Skip to content

Pipelines

JamesyJi edited this page Nov 22, 2021 · 1 revision

Contents

Overview

In order to make it easy to run our pipelines, there is a runprocessors.py file in the backend/ directory which will run several commands in one go depending on the arguments you give it.

Scrape-Format-Process

The UNSW Handbook can be split up into 3 main sections: Programs, Specialisations and Courses. For each section, we run a pipeline like follows:

  1. Scrape (Get the raw data from the UNSW handbook API)
  2. Format (Remove all the unnecessary raw data so it's readable by a human)
  3. Process (Make changes to the data so it's in our desired format).

Conditions

Each course has some sort of enrolment condition which must be further handled with extra care. You can read more about this in the other wiki pages.
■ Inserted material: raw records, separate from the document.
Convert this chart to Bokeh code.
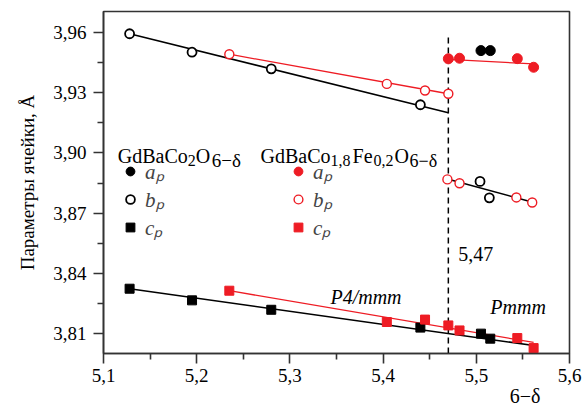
from bokeh.plotting import figure
from bokeh.models import (Range1d, FixedTicker, CustomJSTickFormatter, Label, Title,
                          Legend, LegendItem)
from bokeh.embed import file_html
from bokeh.resources import INLINE

# ---------------- data ----------------
# GdBaCo2O6-d (black)
co_a_x = [5.505, 5.515]
co_a_y = [3.9510, 3.9510]
co_b_x = [5.128, 5.195, 5.280, 5.440, 5.504, 5.514]
co_b_y = [3.9594, 3.9502, 3.9419, 3.9240, 3.8858, 3.8776]
co_c_x = [5.128, 5.195, 5.280, 5.440, 5.505, 5.515]
co_c_y = [3.8323, 3.8265, 3.8218, 3.8129, 3.8099, 3.8074]

# GdBaCo1.8Fe0.2O6-d (red)
fe_a_x = [5.470, 5.482, 5.544, 5.5615]
fe_a_y = [3.9469, 3.9472, 3.9470, 3.9427]
fe_b_x = [5.235, 5.404, 5.445, 5.470, 5.469, 5.482, 5.543, 5.560]
fe_b_y = [3.9492, 3.9344, 3.9311, 3.9295, 3.8868, 3.8849, 3.8778, 3.8753]
fe_c_x = [5.235, 5.404, 5.445, 5.470, 5.482, 5.544, 5.5615]
fe_c_y = [3.8313, 3.8157, 3.8169, 3.8140, 3.8115, 3.8077, 3.8027]

# fitted lines (end points)
fit_co_b_tet_x = [5.128, 5.470]
fit_co_b_tet_y = [3.9594, 3.9200]
fit_fe_b_tet_x = [5.235, 5.470]
fit_fe_b_tet_y = [3.9492, 3.9295]
fit_fe_a_ort_x = [5.470, 5.5615]
fit_fe_a_ort_y = [3.9466, 3.9444]
fit_b_ort_x = [5.470, 5.5615]
fit_b_ort_y = [3.8869, 3.8753]
fit_co_c_x = [5.128, 5.5615]
fit_co_c_y = [3.8323, 3.8040]
fit_fe_c_x = [5.235, 5.5615]
fit_fe_c_y = [3.8313, 3.8055]

transition_x = 5.47
x_ticks = [5.1, 5.2, 5.3, 5.4, 5.5, 5.6]
y_ticks = [3.81, 3.84, 3.87, 3.90, 3.93, 3.96]

# ---------------- styling ----------------
FONT = "Liberation Serif"
RED = "#ee1c24"
BLACK = "#000000"
AX = "#333333"

p = figure(width=585, height=413, output_backend="svg", toolbar_location=None,
           x_range=Range1d(5.1, 5.6), y_range=Range1d(3.800, 3.9705),
           min_border_left=103, min_border_right=16, min_border_top=11, min_border_bottom=60)
p.xgrid.visible = False
p.ygrid.visible = False
p.outline_line_color = AX
p.outline_line_width = 1.6
p.background_fill_color = "white"

p.xaxis.ticker = FixedTicker(ticks=x_ticks, minor_ticks=[5.15, 5.25, 5.35, 5.45, 5.55])
p.yaxis.ticker = FixedTicker(ticks=y_ticks, minor_ticks=[3.825, 3.855, 3.885, 3.915, 3.945])
p.xaxis.formatter = CustomJSTickFormatter(code="return tick.toFixed(1).replace('.', ',')")
p.yaxis.formatter = CustomJSTickFormatter(code="return tick.toFixed(2).replace('.', ',')")
for ax in (p.xaxis, p.yaxis):
    ax.axis_line_color = AX
    ax.axis_line_width = 1.6
    ax.major_tick_line_color = AX
    ax.minor_tick_line_color = AX
    ax.major_tick_line_width = 1.6
    ax.minor_tick_line_width = 1.6
    ax.major_tick_in = 0
    ax.minor_tick_in = 0
    ax.major_tick_out = 10
    ax.minor_tick_out = 6
    ax.major_label_text_font = FONT
    ax.major_label_text_font_size = "19px"
    ax.major_label_text_color = "black"
p.xaxis.major_label_standoff = 5
p.yaxis.major_label_standoff = 7
p.yaxis.axis_label = "Параметры ячейки, Å"
p.yaxis.axis_label_text_font = FONT
p.yaxis.axis_label_text_font_size = "19px"
p.yaxis.axis_label_text_font_style = "normal"
p.yaxis.axis_label_text_color = "black"
p.yaxis.axis_label_standoff = 12

# x-axis label "6−δ", right-aligned under the tick labels
p.add_layout(Title(text="6−δ", align="right", offset=29, standoff=0, vertical_align="top",
                   text_font=FONT, text_font_size="20px", text_font_style="normal",
                   text_color="black"), "below")

# transition line
p.line([transition_x, transition_x], [3.800, 3.9585], line_color=BLACK,
       line_width=1.5, line_dash="6 4")

# fit lines
p.line(fit_co_b_tet_x, fit_co_b_tet_y, line_color=BLACK, line_width=1.5)
p.line(fit_b_ort_x, fit_b_ort_y, line_color=BLACK, line_width=1.5)
p.line(fit_co_c_x, fit_co_c_y, line_color=BLACK, line_width=1.5)
p.line(fit_fe_b_tet_x, fit_fe_b_tet_y, line_color=RED, line_width=1.3)
p.line(fit_fe_a_ort_x, fit_fe_a_ort_y, line_color=RED, line_width=1.3)
p.line(fit_fe_c_x, fit_fe_c_y, line_color=RED, line_width=1.3)

# markers
r_co_a = p.scatter(co_a_x, co_a_y, marker="circle", size=10, fill_color=BLACK, line_color=BLACK)
r_co_b = p.scatter(co_b_x, co_b_y, marker="circle", size=9, fill_color="white",
                   line_color=BLACK, line_width=1.8)
r_co_c = p.scatter(co_c_x, co_c_y, marker="square", size=9, fill_color=BLACK, line_color=BLACK)
r_fe_a = p.scatter(fe_a_x, fe_a_y, marker="circle", size=10, fill_color=RED, line_color=RED)
r_fe_b = p.scatter(fe_b_x, fe_b_y, marker="circle", size=9, fill_color="white",
                   line_color=RED, line_width=1.4)
r_fe_c = p.scatter(fe_c_x, fe_c_y, marker="square", size=9, fill_color=RED, line_color=RED)


def make_legend(items, loc):
    return Legend(items=items, location=loc, orientation="vertical",
                  glyph_width=22, glyph_height=22, label_height=22, spacing=-3,
                  padding=0, margin=0, border_line_color=None, background_fill_alpha=0,
                  label_text_font=FONT, label_text_font_size="21px",
                  label_text_font_style="italic", label_standoff=4)


leg1 = make_legend([LegendItem(label="aₚ", renderers=[r_co_a]),
                    LegendItem(label="bₚ", renderers=[r_co_b]),
                    LegendItem(label="cₚ", renderers=[r_co_c])], (16, 112))
leg2 = make_legend([LegendItem(label="aₚ", renderers=[r_fe_a]),
                    LegendItem(label="bₚ", renderers=[r_fe_b]),
                    LegendItem(label="cₚ", renderers=[r_fe_c])], (184, 112))
p.add_layout(leg1)
p.add_layout(leg2)


def txt(x, y, text, size="20px", dx=0, dy=0, style="normal"):
    p.add_layout(Label(x=x, y=y, text=text, x_offset=dx, y_offset=dy,
                       text_font=FONT, text_font_size=size, text_font_style=style,
                       text_baseline="alphabetic", text_color="black"))


# legend titles with subscripts
t1x, t2x, ty = 5.1153, 5.2685, 3.8987
txt(t1x, ty, "GdBaCo")
txt(t1x, ty, "2", "16px", dx=70, dy=-5)
txt(t1x, ty, "O", dx=78)
txt(t1x, ty, "6−δ", "19px", dx=94, dy=-5)

txt(t2x, ty, "GdBaCo")
txt(t2x, ty, "1,8", "16px", dx=70, dy=-5)
txt(t2x, ty, "Fe", dx=92)
txt(t2x, ty, "0,2", "16px", dx=113, dy=-5)
txt(t2x, ty, "O", dx=134)
txt(t2x, ty, "6−δ", "18px", dx=149, dy=-5)

# annotations
txt(5.4807, 3.8494, "5,47")
txt(5.3435, 3.8280, "P4/mmm", style="italic")
txt(5.5150, 3.8231, "Pmmm", style="italic")

open("out.html", "w").write(file_html(p, INLINE))
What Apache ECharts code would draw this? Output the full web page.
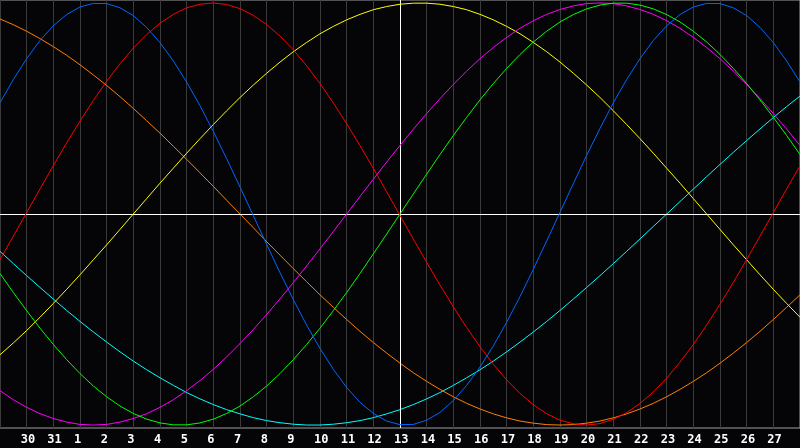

The pipeline is as follows:

  1. Process (Run regexes on the conditions to get them into a nice format for our algorithm)
  2. Manual fixes (Apply manual fixes to the conditions which couldn't be fixed with regexing)
  3. Tokenise (Convert the conditions into a format our algorithm can parse)

Algorithms

The algorithms also does some additional caching in order to gain quick access to certain information. Some of the steps involved are:

  • Exclusions (Map exclusions to each other for quick access)
  • Warnings (Some courses have notes in the handbook such as "Consult with Faculty before enrolling")
  • Mapping (Maps useful information to each other such as courses to their school code)